## Your instructions
Return all the data below as it stands, minus the pictures.

## Raw data
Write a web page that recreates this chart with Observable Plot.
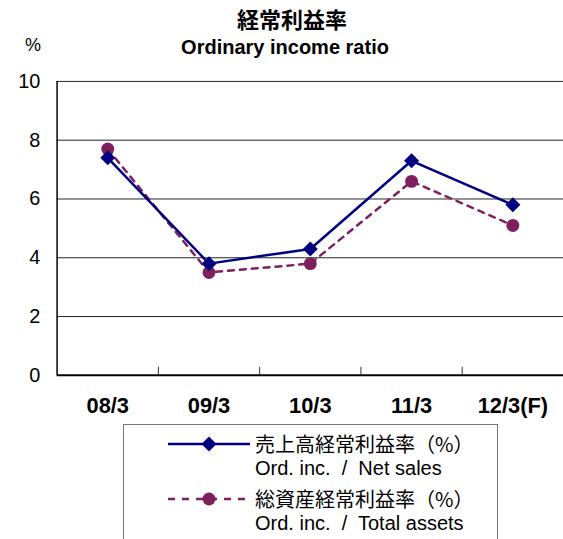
<!DOCTYPE html>
<html>
<head>
<meta charset="utf-8">
<script src="https://cdn.jsdelivr.net/npm/d3@7"></script>
<script src="https://cdn.jsdelivr.net/npm/@observablehq/plot@0.6"></script>
<style>
  html, body { margin: 0; padding: 0; background: #fff; overflow: hidden; }
  body { width: 563px; height: 539px; position: relative; font-family: "Liberation Sans", "Noto Sans CJK JP", sans-serif; color: #000; }
  #head { position: relative; height: 70px; }
  .t1 { position: absolute; left: 0; width: 584px; top: 5px; text-align: center; font-family: "Noto Sans CJK JP", sans-serif; font-weight: bold; font-size: 22px; line-height: 26px; }
  .t2 { position: absolute; left: 0; width: 570px; top: 35px; text-align: center; font-weight: bold; font-size: 20px; line-height: 24px; }
  .pct { position: absolute; left: 25px; top: 34px; font-size: 18px; line-height: 22px; }
  #chart svg { display: block; overflow: visible; }
  #legend { position: absolute; left: 123px; top: 424px; width: 375px; height: 116px; border: 1.5px solid #777; box-sizing: border-box; }
  .row { position: absolute; left: 0; height: 24px; }
  .row svg { position: absolute; left: 44px; top: 0; }
  .lab { position: absolute; left: 131px; white-space: nowrap; font-size: 20px; line-height: 24px; }
  .jp { font-family: "Noto Sans CJK JP", sans-serif; }
</style>
</head>
<body>
<div id="head">
  <div class="t1">経常利益率</div>
  <div class="t2">Ordinary income ratio</div>
  <div class="pct">%</div>
</div>
<div id="chart"></div>
<div id="legend"></div>
<script>
const categories = ["08/3", "09/3", "10/3", "11/3", "12/3(F)"];
const netSales = [7.4, 3.8, 4.3, 7.3, 5.8];
const totalAssets = [7.7, 3.5, 3.8, 6.6, 5.1];
const yTicks = [0, 2, 4, 6, 8, 10];
const seriesNames = ["売上高経常利益率（%）", "総資産経常利益率（%）"];
const seriesSub = ["Ord. inc.  /  Net sales", "Ord. inc.  /  Total assets"];
const colors = ["#000080", "#7f1f5f"];

const idx = categories.map((c, i) => i);
const rowsA = idx.map(i => ({i, v: netSales[i]}));
const rowsB = idx.map(i => ({i, v: totalAssets[i]}));
const boundaries = idx.slice(1).map(i => i - 0.5);
const xDomain = [-0.5, categories.length - 0.5];

const plot = Plot.plot({
  width: 567,
  height: 352,
  marginLeft: 57,
  marginRight: 0,
  marginTop: 11,
  marginBottom: 45,
  style: {fontFamily: "'Liberation Sans', 'Noto Sans CJK JP', sans-serif", background: "transparent", color: "#000"},
  x: {domain: xDomain, ticks: idx, tickFormat: i => categories[i], label: null},
  y: {domain: [0, 10], ticks: yTicks, label: null},
  marks: [
    Plot.ruleY(yTicks.filter(d => d > 0), {stroke: "#222", strokeWidth: 1}),
    Plot.ruleX([xDomain[0]], {stroke: "#000", strokeWidth: 1.5}),
    Plot.ruleY([0], {stroke: "#000", strokeWidth: 2}),
    Plot.ruleX(boundaries, {y1: 0, y2: 0.27, stroke: "#333", strokeWidth: 1}),
    Plot.axisY({ticks: yTicks, tickSize: 0, tickPadding: 17, fontSize: 20, label: null}),
    Plot.axisX({ticks: idx, tickFormat: i => categories[i], tickSize: 0, tickPadding: 22, fontSize: 22, fontWeight: "bold", label: null}),
    Plot.line(rowsB, {x: "i", y: "v", stroke: colors[1], strokeWidth: 2.5, strokeDasharray: "6,6"}),
    Plot.dot(rowsB, {x: "i", y: "v", r: 6.5, fill: colors[1], stroke: "none"}),
    Plot.line(rowsA, {x: "i", y: "v", stroke: colors[0], strokeWidth: 2.5}),
    Plot.dot(rowsA, {x: "i", y: "v", r: 6.8, symbol: "diamond2", fill: colors[0], stroke: "none"})
  ]
});
document.getElementById("chart").appendChild(plot);

// legend
const legend = document.getElementById("legend");
const rowTops = [7, 62];
seriesNames.forEach((name, k) => {
  const row = document.createElement("div");
  row.className = "row";
  row.style.top = rowTops[k] + "px";
  const swatch = k === 0
    ? `<svg width="84" height="24"><line x1="0" y1="12" x2="82" y2="12" stroke="${colors[0]}" stroke-width="2.5"/><path d="M41,4.5L48.5,12L41,19.5L33.5,12Z" fill="${colors[0]}"/></svg>`
    : `<svg width="84" height="24"><line x1="0" y1="12" x2="84" y2="12" stroke="${colors[1]}" stroke-width="2.5" stroke-dasharray="7,7"/><circle cx="41" cy="12" r="6.5" fill="${colors[1]}"/></svg>`;
  row.innerHTML = swatch +
    `<div class="lab jp" style="top:0">${name}</div>` +
    `<div class="lab" style="top:24px; white-space:pre">${seriesSub[k]}</div>`;
  legend.appendChild(row);
});
</script>
</body>
</html>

## Correct output
Write a web page that recreates this chart with Observable Plot.
<!DOCTYPE html>
<html>
<head>
<meta charset="utf-8">
<script src="https://cdn.jsdelivr.net/npm/d3@7"></script>
<script src="https://cdn.jsdelivr.net/npm/@observablehq/plot@0.6"></script>
<style>
  html, body { margin: 0; padding: 0; background: #fff; overflow: hidden; }
  body { width: 563px; height: 539px; position: relative; font-family: "Liberation Sans", "Noto Sans CJK JP", sans-serif; color: #000; }
  #head { position: relative; height: 70px; }
  .t1 { position: absolute; left: 0; width: 584px; top: 5px; text-align: center; font-family: "Noto Sans CJK JP", sans-serif; font-weight: bold; font-size: 22px; line-height: 26px; }
  .t2 { position: absolute; left: 0; width: 570px; top: 35px; text-align: center; font-weight: bold; font-size: 20px; line-height: 24px; }
  .pct { position: absolute; left: 25px; top: 34px; font-size: 18px; line-height: 22px; }
  #chart svg { display: block; overflow: visible; }
  #legend { position: absolute; left: 123px; top: 424px; width: 375px; height: 116px; border: 1.5px solid #777; box-sizing: border-box; }
  .row { position: absolute; left: 0; height: 24px; }
  .row svg { position: absolute; left: 44px; top: 0; }
  .lab { position: absolute; left: 131px; white-space: nowrap; font-size: 20px; line-height: 24px; }
  .jp { font-family: "Noto Sans CJK JP", sans-serif; }
</style>
</head>
<body>
<div id="head">
  <div class="t1">経常利益率</div>
  <div class="t2">Ordinary income ratio</div>
  <div class="pct">%</div>
</div>
<div id="chart"></div>
<div id="legend"></div>
<script>
const categories = ["08/3", "09/3", "10/3", "11/3", "12/3(F)"];
const netSales = [7.4, 3.8, 4.3, 7.3, 5.8];
const totalAssets = [7.7, 3.5, 3.8, 6.6, 5.1];
const yTicks = [0, 2, 4, 6, 8, 10];
const seriesNames = ["売上高経常利益率（%）", "総資産経常利益率（%）"];
const seriesSub = ["Ord. inc.  /  Net sales", "Ord. inc.  /  Total assets"];
const colors = ["#000080", "#7f1f5f"];

const idx = categories.map((c, i) => i);
const rowsA = idx.map(i => ({i, v: netSales[i]}));
const rowsB = idx.map(i => ({i, v: totalAssets[i]}));
const boundaries = idx.slice(1).map(i => i - 0.5);
const xDomain = [-0.5, categories.length - 0.5];

const plot = Plot.plot({
  width: 567,
  height: 352,
  marginLeft: 57,
  marginRight: 0,
  marginTop: 11,
  marginBottom: 45,
  style: {fontFamily: "'Liberation Sans', 'Noto Sans CJK JP', sans-serif", background: "transparent", color: "#000"},
  x: {domain: xDomain, ticks: idx, tickFormat: i => categories[i], label: null},
  y: {domain: [0, 10], ticks: yTicks, label: null},
  marks: [
    Plot.ruleY(yTicks.filter(d => d > 0), {stroke: "#222", strokeWidth: 1}),
    Plot.ruleX([xDomain[0]], {stroke: "#000", strokeWidth: 1.5}),
    Plot.ruleY([0], {stroke: "#000", strokeWidth: 2}),
    Plot.ruleX(boundaries, {y1: 0, y2: 0.27, stroke: "#333", strokeWidth: 1}),
    Plot.axisY({ticks: yTicks, tickSize: 0, tickPadding: 17, fontSize: 20, label: null}),
    Plot.axisX({ticks: idx, tickFormat: i => categories[i], tickSize: 0, tickPadding: 22, fontSize: 22, fontWeight: "bold", label: null}),
    Plot.line(rowsB, {x: "i", y: "v", stroke: colors[1], strokeWidth: 2.5, strokeDasharray: "6,6"}),
    Plot.dot(rowsB, {x: "i", y: "v", r: 6.5, fill: colors[1], stroke: "none"}),
    Plot.line(rowsA, {x: "i", y: "v", stroke: colors[0], strokeWidth: 2.5}),
    Plot.dot(rowsA, {x: "i", y: "v", r: 6.8, symbol: "diamond2", fill: colors[0], stroke: "none"})
  ]
});
document.getElementById("chart").appendChild(plot);

// legend
const legend = document.getElementById("legend");
const rowTops = [7, 62];
seriesNames.forEach((name, k) => {
  const row = document.createElement("div");
  row.className = "row";
  row.style.top = rowTops[k] + "px";
  const swatch = k === 0
    ? `<svg width="84" height="24"><line x1="0" y1="12" x2="82" y2="12" stroke="${colors[0]}" stroke-width="2.5"/><path d="M41,4.5L48.5,12L41,19.5L33.5,12Z" fill="${colors[0]}"/></svg>`
    : `<svg width="84" height="24"><line x1="0" y1="12" x2="84" y2="12" stroke="${colors[1]}" stroke-width="2.5" stroke-dasharray="7,7"/><circle cx="41" cy="12" r="6.5" fill="${colors[1]}"/></svg>`;
  row.innerHTML = swatch +
    `<div class="lab jp" style="top:0">${name}</div>` +
    `<div class="lab" style="top:24px; white-space:pre">${seriesSub[k]}</div>`;
  legend.appendChild(row);
});
</script>
</body>
</html>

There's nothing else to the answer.